::: PROVIDED DATA :::

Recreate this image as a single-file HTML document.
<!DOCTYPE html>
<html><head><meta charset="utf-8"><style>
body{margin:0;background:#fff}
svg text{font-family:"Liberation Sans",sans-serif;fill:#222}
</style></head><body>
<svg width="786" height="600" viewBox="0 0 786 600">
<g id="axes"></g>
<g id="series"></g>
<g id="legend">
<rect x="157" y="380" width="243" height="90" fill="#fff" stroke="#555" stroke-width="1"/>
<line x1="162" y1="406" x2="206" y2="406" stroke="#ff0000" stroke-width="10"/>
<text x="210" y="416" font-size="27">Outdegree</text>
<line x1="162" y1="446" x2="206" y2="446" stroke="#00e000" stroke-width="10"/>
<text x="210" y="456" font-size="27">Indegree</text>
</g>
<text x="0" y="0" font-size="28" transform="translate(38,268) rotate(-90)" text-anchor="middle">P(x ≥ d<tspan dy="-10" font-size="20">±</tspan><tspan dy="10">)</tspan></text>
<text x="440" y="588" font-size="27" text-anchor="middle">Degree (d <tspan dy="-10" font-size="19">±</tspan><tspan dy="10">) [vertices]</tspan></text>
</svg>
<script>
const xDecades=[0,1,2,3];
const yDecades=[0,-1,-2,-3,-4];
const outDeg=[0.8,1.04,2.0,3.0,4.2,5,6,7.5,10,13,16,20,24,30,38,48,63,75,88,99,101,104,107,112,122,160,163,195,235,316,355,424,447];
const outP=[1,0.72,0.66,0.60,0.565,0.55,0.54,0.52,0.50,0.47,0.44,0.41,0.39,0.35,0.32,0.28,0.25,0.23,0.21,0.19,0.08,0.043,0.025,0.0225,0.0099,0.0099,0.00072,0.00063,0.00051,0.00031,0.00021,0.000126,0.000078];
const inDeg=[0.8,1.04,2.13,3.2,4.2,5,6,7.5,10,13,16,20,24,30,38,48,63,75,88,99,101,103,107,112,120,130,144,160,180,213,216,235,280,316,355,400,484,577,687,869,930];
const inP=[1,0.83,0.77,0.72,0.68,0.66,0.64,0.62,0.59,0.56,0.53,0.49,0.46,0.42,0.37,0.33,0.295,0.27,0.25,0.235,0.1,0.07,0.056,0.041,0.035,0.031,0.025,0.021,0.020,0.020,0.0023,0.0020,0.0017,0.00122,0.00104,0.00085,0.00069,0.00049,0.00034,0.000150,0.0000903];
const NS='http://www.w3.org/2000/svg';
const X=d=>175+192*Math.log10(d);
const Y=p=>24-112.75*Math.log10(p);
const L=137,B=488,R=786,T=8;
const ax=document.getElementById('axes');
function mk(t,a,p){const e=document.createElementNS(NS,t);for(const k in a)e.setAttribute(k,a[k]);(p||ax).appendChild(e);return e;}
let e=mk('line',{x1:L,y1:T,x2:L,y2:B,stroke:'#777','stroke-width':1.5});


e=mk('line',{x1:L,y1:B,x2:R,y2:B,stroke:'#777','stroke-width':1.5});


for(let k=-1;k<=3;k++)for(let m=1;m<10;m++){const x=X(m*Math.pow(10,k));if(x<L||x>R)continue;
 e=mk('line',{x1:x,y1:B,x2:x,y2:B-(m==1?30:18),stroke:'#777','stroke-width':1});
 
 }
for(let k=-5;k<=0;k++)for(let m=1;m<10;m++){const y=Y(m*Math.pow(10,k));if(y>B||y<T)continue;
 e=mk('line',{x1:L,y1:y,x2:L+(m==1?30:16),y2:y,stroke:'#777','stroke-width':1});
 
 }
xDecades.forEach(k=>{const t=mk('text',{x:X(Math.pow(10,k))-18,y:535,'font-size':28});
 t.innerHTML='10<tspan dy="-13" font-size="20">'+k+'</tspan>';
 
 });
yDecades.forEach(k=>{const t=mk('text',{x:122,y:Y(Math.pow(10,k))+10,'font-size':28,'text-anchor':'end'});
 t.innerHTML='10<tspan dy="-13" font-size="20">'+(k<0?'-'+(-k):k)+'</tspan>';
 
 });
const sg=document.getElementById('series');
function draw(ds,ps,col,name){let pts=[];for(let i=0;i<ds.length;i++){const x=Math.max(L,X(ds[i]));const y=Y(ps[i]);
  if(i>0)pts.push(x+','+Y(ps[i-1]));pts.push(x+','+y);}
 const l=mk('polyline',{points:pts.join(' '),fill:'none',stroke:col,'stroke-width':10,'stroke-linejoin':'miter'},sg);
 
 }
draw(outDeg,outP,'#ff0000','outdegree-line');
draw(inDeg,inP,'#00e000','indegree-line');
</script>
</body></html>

:::

(WHAT IS REQUIRED)
Output the listing above without altering a single character.

(OUTPUT BELOW)
Recreate this image as a single-file HTML document.
<!DOCTYPE html>
<html><head><meta charset="utf-8"><style>
body{margin:0;background:#fff}
svg text{font-family:"Liberation Sans",sans-serif;fill:#222}
</style></head><body>
<svg width="786" height="600" viewBox="0 0 786 600">
<g id="axes"></g>
<g id="series"></g>
<g id="legend">
<rect x="157" y="380" width="243" height="90" fill="#fff" stroke="#555" stroke-width="1"/>
<line x1="162" y1="406" x2="206" y2="406" stroke="#ff0000" stroke-width="10"/>
<text x="210" y="416" font-size="27">Outdegree</text>
<line x1="162" y1="446" x2="206" y2="446" stroke="#00e000" stroke-width="10"/>
<text x="210" y="456" font-size="27">Indegree</text>
</g>
<text x="0" y="0" font-size="28" transform="translate(38,268) rotate(-90)" text-anchor="middle">P(x ≥ d<tspan dy="-10" font-size="20">±</tspan><tspan dy="10">)</tspan></text>
<text x="440" y="588" font-size="27" text-anchor="middle">Degree (d <tspan dy="-10" font-size="19">±</tspan><tspan dy="10">) [vertices]</tspan></text>
</svg>
<script>
const xDecades=[0,1,2,3];
const yDecades=[0,-1,-2,-3,-4];
const outDeg=[0.8,1.04,2.0,3.0,4.2,5,6,7.5,10,13,16,20,24,30,38,48,63,75,88,99,101,104,107,112,122,160,163,195,235,316,355,424,447];
const outP=[1,0.72,0.66,0.60,0.565,0.55,0.54,0.52,0.50,0.47,0.44,0.41,0.39,0.35,0.32,0.28,0.25,0.23,0.21,0.19,0.08,0.043,0.025,0.0225,0.0099,0.0099,0.00072,0.00063,0.00051,0.00031,0.00021,0.000126,0.000078];
const inDeg=[0.8,1.04,2.13,3.2,4.2,5,6,7.5,10,13,16,20,24,30,38,48,63,75,88,99,101,103,107,112,120,130,144,160,180,213,216,235,280,316,355,400,484,577,687,869,930];
const inP=[1,0.83,0.77,0.72,0.68,0.66,0.64,0.62,0.59,0.56,0.53,0.49,0.46,0.42,0.37,0.33,0.295,0.27,0.25,0.235,0.1,0.07,0.056,0.041,0.035,0.031,0.025,0.021,0.020,0.020,0.0023,0.0020,0.0017,0.00122,0.00104,0.00085,0.00069,0.00049,0.00034,0.000150,0.0000903];
const NS='http://www.w3.org/2000/svg';
const X=d=>175+192*Math.log10(d);
const Y=p=>24-112.75*Math.log10(p);
const L=137,B=488,R=786,T=8;
const ax=document.getElementById('axes');
function mk(t,a,p){const e=document.createElementNS(NS,t);for(const k in a)e.setAttribute(k,a[k]);(p||ax).appendChild(e);return e;}
let e=mk('line',{x1:L,y1:T,x2:L,y2:B,stroke:'#777','stroke-width':1.5});


e=mk('line',{x1:L,y1:B,x2:R,y2:B,stroke:'#777','stroke-width':1.5});


for(let k=-1;k<=3;k++)for(let m=1;m<10;m++){const x=X(m*Math.pow(10,k));if(x<L||x>R)continue;
 e=mk('line',{x1:x,y1:B,x2:x,y2:B-(m==1?30:18),stroke:'#777','stroke-width':1});
 
 }
for(let k=-5;k<=0;k++)for(let m=1;m<10;m++){const y=Y(m*Math.pow(10,k));if(y>B||y<T)continue;
 e=mk('line',{x1:L,y1:y,x2:L+(m==1?30:16),y2:y,stroke:'#777','stroke-width':1});
 
 }
xDecades.forEach(k=>{const t=mk('text',{x:X(Math.pow(10,k))-18,y:535,'font-size':28});
 t.innerHTML='10<tspan dy="-13" font-size="20">'+k+'</tspan>';
 
 });
yDecades.forEach(k=>{const t=mk('text',{x:122,y:Y(Math.pow(10,k))+10,'font-size':28,'text-anchor':'end'});
 t.innerHTML='10<tspan dy="-13" font-size="20">'+(k<0?'-'+(-k):k)+'</tspan>';
 
 });
const sg=document.getElementById('series');
function draw(ds,ps,col,name){let pts=[];for(let i=0;i<ds.length;i++){const x=Math.max(L,X(ds[i]));const y=Y(ps[i]);
  if(i>0)pts.push(x+','+Y(ps[i-1]));pts.push(x+','+y);}
 const l=mk('polyline',{points:pts.join(' '),fill:'none',stroke:col,'stroke-width':10,'stroke-linejoin':'miter'},sg);
 
 }
draw(outDeg,outP,'#ff0000','outdegree-line');
draw(inDeg,inP,'#00e000','indegree-line');
</script>
</body></html>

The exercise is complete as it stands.